Transcribe every line from the top down to the line with "import seaborn as sns", both ends included, but not the pictures.

· · · · ·

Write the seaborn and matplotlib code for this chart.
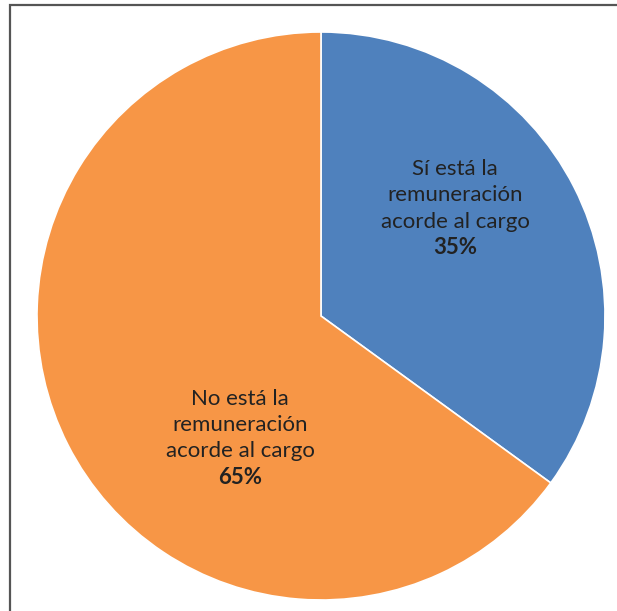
import matplotlib
matplotlib.use("Agg")
import matplotlib.pyplot as plt
from matplotlib.patches import Rectangle
import seaborn as sns

# Survey answers: is the pay in line with the position?
labels = ["Sí está la\nremuneración\nacorde al cargo", "No está la\nremuneración\nacorde al cargo"]
shares = [35, 65]
colors = ["#4F81BD", "#F79646"]

sns.set_theme(style="white")
plt.rcParams["font.family"] = ["Lato", "DejaVu Sans"]

W, H, DPI = 617, 611, 100
fig = plt.figure(figsize=(W / DPI, H / DPI), dpi=DPI)
fig.patch.set_facecolor("white")

# Pie area: radius 284 px centred at (321, 316) from the top-left corner
ax = fig.add_axes([37 / W, 11 / H, 568 / W, 568 / H])
wedges, _ = ax.pie(
    shares,
    colors=colors,
    startangle=90,
    counterclock=False,
    radius=1.0,
    wedgeprops=dict(edgecolor="white", linewidth=1.2),
)
ax.set_xlim(-1, 1)
ax.set_ylim(-1, 1)
ax.set_aspect("equal")
ax.axis("off")

# Data labels: category name lines plus bold percentage, one baseline per line
anchors = [(0.472, 0.496), (-0.285, -0.313)]
step = 0.0925
for (x, y0), lab, val in zip(anchors, labels, shares):
    lines = lab.split("\n") + [f"{val}%"]
    for i, line in enumerate(lines):
        bold = i == len(lines) - 1
        ax.text(x, y0 - i * step, line, ha="center", va="baseline",
                fontsize=16, color="#222222",
                fontweight="bold" if bold else "normal")

# Chart-area frame (open towards right and bottom)
fig.patches.append(Rectangle((10.5 / W, -0.05), 1.2, (H - 4.5) / H + 0.05,
                             transform=fig.transFigure, fill=False,
                             edgecolor="#555555", linewidth=1.6))

fig.savefig("out.png", dpi=DPI)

· · · · ·

• **Final answer**
Write the seaborn and matplotlib code for this chart.
import matplotlib
matplotlib.use("Agg")
import matplotlib.pyplot as plt
from matplotlib.patches import Rectangle
import seaborn as sns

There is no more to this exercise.